姥姥安详地坐在茅屋檐下,布满老茧和皱纹的双手牵着麦秆灵巧地翻动着,似轻颤翅羽的蝴蝶:“给我的心肝宝贝做草帽咧,你呀。”说着用手重重地刮了一下我的鼻子,笑着说“都吧啦吧啦地吵了好几天啦,高兴坏了吧。”

“姥姥,你是天地下最好的姥姥。”我凑向前去,在姥姥泥土般黄的脸上狠狠地亲上一口,咂吧下嘴,有些苦,麦子混土的味道。我那时也顾不上这些,高兴地围着院子里的麦子疯跑,跑累了,便跟猫儿似的乖巧地依偎在姥姥身旁。

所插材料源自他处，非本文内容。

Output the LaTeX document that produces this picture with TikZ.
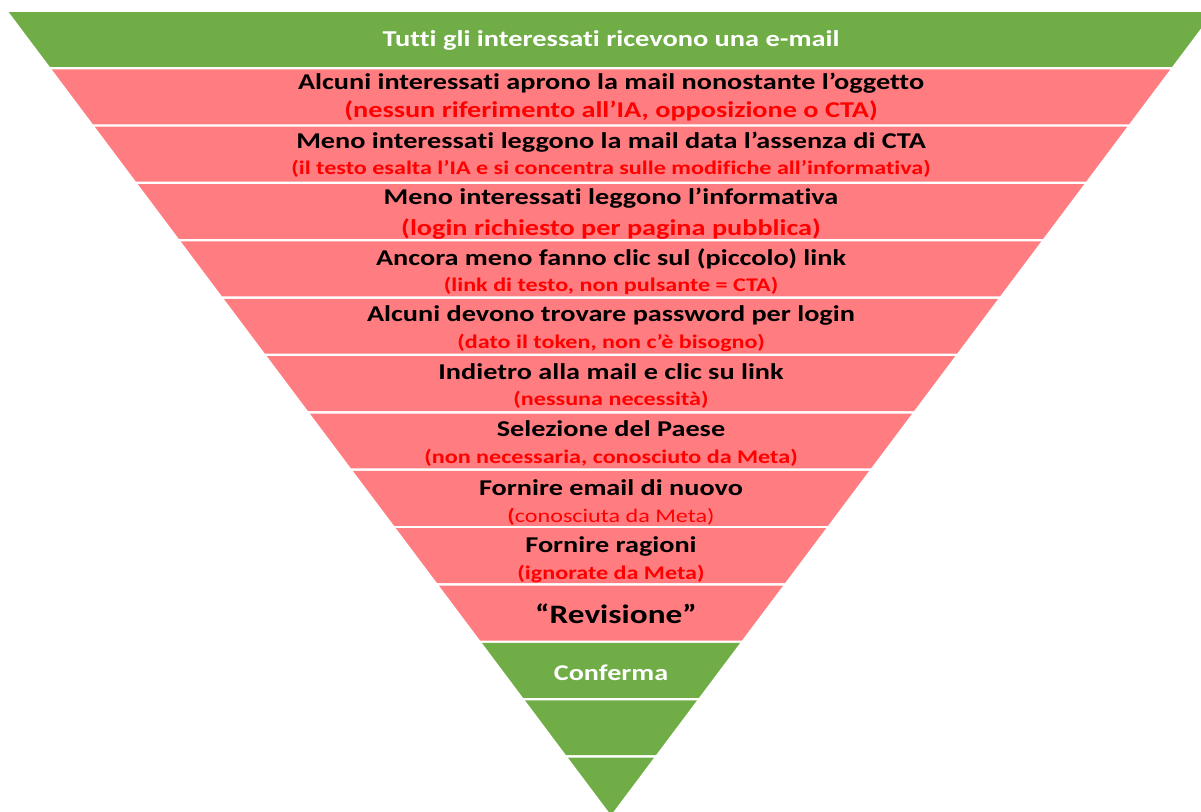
\documentclass[tikz,border=0pt]{standalone}
\usepackage{fontspec}
\setmainfont[FakeStretch=1.25, Ligatures={NoCommon}]{Carlito}
\usepackage{xcolor}
\usepackage{tikz}
\definecolor{funnelgreen}{HTML}{70AD47}
\definecolor{funnelpink}{HTML}{FF7C80}
\definecolor{noteRed}{HTML}{FF0000}

\begin{document}
\begin{tikzpicture}[
  x=1pt, y=-1pt,
  stage/.style={anchor=base, inner sep=0pt, font=\fontsize{22.6}{26}\selectfont\bfseries},
  white/.style={stage, text=white, font=\fontsize{22.7}{26}\selectfont\bfseries},
  bignote/.style={anchor=base, inner sep=0pt, text=noteRed, font=\fontsize{22.6}{26}\selectfont\bfseries},
  note/.style={anchor=base, inner sep=0pt, text=noteRed, font=\fontsize{19.3}{22}\selectfont\bfseries}
]
\useasboundingbox (0,0) rectangle (1201,811);
\clip (0,0) rectangle (1201,811);

% Bands of the funnel (apex at 611,815)
\foreach \i/\col in {0/funnelgreen,1/funnelpink,2/funnelpink,3/funnelpink,4/funnelpink,
  5/funnelpink,6/funnelpink,7/funnelpink,8/funnelpink,9/funnelpink,10/funnelpink,
  11/funnelgreen,12/funnelgreen,13/funnelgreen} {
  \pgfmathsetmacro{\yt}{12+\i*57.36}
  \pgfmathsetmacro{\yb}{min(\yt+54.9,815)}
  \fill[\col] ({611-0.75*(815-\yt)},\yt) -- ({611+0.75*(815-\yt)},\yt)
    -- ({611+0.75*(815-\yb)},\yb) -- ({611-0.75*(815-\yb)},\yb) -- cycle;
}

% Top
\node[white] (all) at (611,46) {Tutti gli interessati ricevono una e-mail};

% Band 1
\node[stage] (open) at (611,89) {Alcuni interessati aprono la mail nonostante l’oggetto};
\node[bignote] (openNote) at (611,117.5) {(nessun riferimento all’IA, opposizione o CTA)};

% Band 2
\node[stage] (read) at (611,148.3) {Meno interessati leggono la mail data l’assenza di CTA};
\node[note] (readNote) at (611,174.3) {(il testo esalta l’IA e si concentra sulle modifiche all’informativa)};

% Band 3
\node[stage] (notice) at (611,204.5) {Meno interessati leggono l’informativa};
\node[bignote] (noticeNote) at (611,235) {(login richiesto per pagina pubblica)};

% Band 4
\node[stage] (click) at (611,265) {Ancora meno fanno clic sul (piccolo) link};
\node[note] (clickNote) at (611,291.5) {(link di testo, non pulsante = CTA)};

% Band 5
\node[stage] (pass) at (611,321.7) {Alcuni devono trovare password per login};
\node[note] (passNote) at (611,348.3) {(dato il token, non c’è bisogno)};

% Band 6
\node[stage] (back) at (611,379.3) {Indietro alla mail e clic su link};
\node[note] (backNote) at (611,405) {(nessuna necessità)};

% Band 7
\node[stage] (country) at (611,436.7) {Selezione del Paese};
\node[note] (countryNote) at (611,463.3) {(non necessaria, conosciuto da Meta)};

% Band 8
\node[stage] (email) at (611,495) {Fornire email di nuovo};
\node[note] (emailNote) at (611,522.7) {(\mdseries conosciuta da Meta)};

% Band 9
\node[stage] (reasons) at (611,552.3) {Fornire ragioni};
\node[note] (reasonsNote) at (611,579.3) {(ignorate da Meta)};

% Band 10
\node[stage, font=\fontsize{26.6}{30}\selectfont\bfseries] (review) at (616,623.3) {“Revisione”};

% Band 11
\node[white, font=\fontsize{22.5}{26}\selectfont\bfseries] (confirm) at (611,680) {Conferma};

\end{tikzpicture}
\end{document}
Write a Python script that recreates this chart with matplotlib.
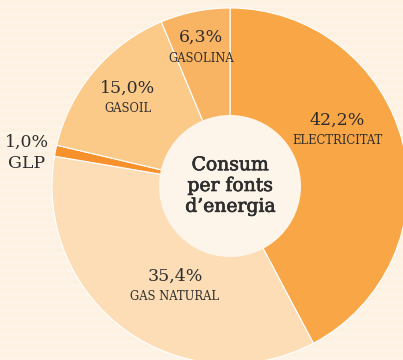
import matplotlib
matplotlib.use("Agg")
from matplotlib import pyplot as plt
from matplotlib.patches import Circle
import matplotlib.patheffects as pe

# consum per fonts d'energia (%)
fonts = ['ELECTRICITAT', 'GAS NATURAL', 'GLP', 'GASOIL', 'GASOLINA']
valors = [42.2, 35.4, 1.0, 15.0, 6.3]
etiquetes = ['42,2%', '35,4%', '1,0%', '15,0%', '6,3%']
colors = ['#F9A646', '#FCDDB6', '#F7912C', '#FBCA89', '#F9B463']

W, H = 403, 360
fig = plt.figure(figsize=(W / 100, H / 100), dpi=100)
fig.patch.set_facecolor('#FDF1E1')
ax = fig.add_axes([0, 0, 1, 1])
ax.set_facecolor('#FDF1E1')

# fons amb ratlles molt suaus
for y in range(0, H, 8):
    ax.axhspan(y, y + 4, color='#FDF3E6', lw=0, zorder=0)

cx, cy, R = 230, H - 186, 178
ax.pie(valors, colors=colors, startangle=90, counterclock=False,
       center=(cx, cy), radius=R,
       wedgeprops=dict(edgecolor='white', linewidth=0.8), frame=True)
ax.add_patch(Circle((cx, cy), 71, facecolor='#FEF5EA', edgecolor='none', zorder=5))

text_color = '#2E2E2E'
serif = ['DejaVu Serif']
# posicions de les etiquetes (px)
pos = {'ELECTRICITAT': (337, 120), 'GAS NATURAL': (175, 276), 'GLP': (27, 142),
       'GASOIL': (128, 88), 'GASOLINA': (201, 37)}
for nom, et in zip(fonts, etiquetes):
    x, y = pos[nom]
    ax.text(x, H - y, et, ha='center', va='center', fontsize=12.5,
            family=serif, color=text_color, zorder=6)
    mida = 12.5 if nom == 'GLP' else 8.3
    ax.text(x, H - y - 21, nom, ha='center', va='center', fontsize=mida,
            family=serif, color=text_color, zorder=6)

ax.text(cx, H - 186, 'Consum\nper fonts\nd\u2019energia', ha='center', va='center',
        fontsize=13.5, family=serif, color=text_color, linespacing=1.2, zorder=6,
        path_effects=[pe.withStroke(linewidth=0.5, foreground=text_color)])

ax.set_xlim(0, W)
ax.set_ylim(0, H)
ax.set_aspect('auto')
ax.axis('off')

fig.savefig('out.png', dpi=100, facecolor=fig.get_facecolor())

“囡囡,这麦子一种就是五十年呐,姥姥也老了,就希望你健康长大,做个善良的人,这是麦子的精神。以前有个大文学家,范、范仲淹来着,他的儿子用五担麦子救助一个穷小伙,那天听村头说书人讲的……麦子是老祖宗传给我们的,告诉我们要向善,乐于助人,看吧,只有大伙一起收麦子,才……”

姥姥又来了,总是给我讲大道理,那些故事也不知是真是假,只要觉得是好的,就一股脑全给我。麦子不是不惧严寒,顽强拼搏的代言吗?小小的我怎么也想不明白麦子和善良有什么关系?只是捣蒜似地点着头,懵懵懂懂。

“买顶草帽吗?”老人搓着双手,憨厚地对我笑着。

“好呀。”买草帽的老人渐渐远了,像一滴洇开的墨渍最终淡得看不见了,融入黑夜,仅使在我心里留下一抹温情。

姥姥只是千千万万文化素质不高的中国农民普通的一员,但她的存在,让我心中有一块可终生溯洄以求,温暖快乐的麦地,有一份范纯仁君子当急人所急,以善良之心拥抱世界的温情。

五月的夜,依旧满天繁星,颗颗诉说着麦子的故事;脚下的土,依旧坚实厚重,粒粒散发着麦子的温情:手中的草帽,依旧简单朴素,缕缕怀恋着我最爱的姥姥。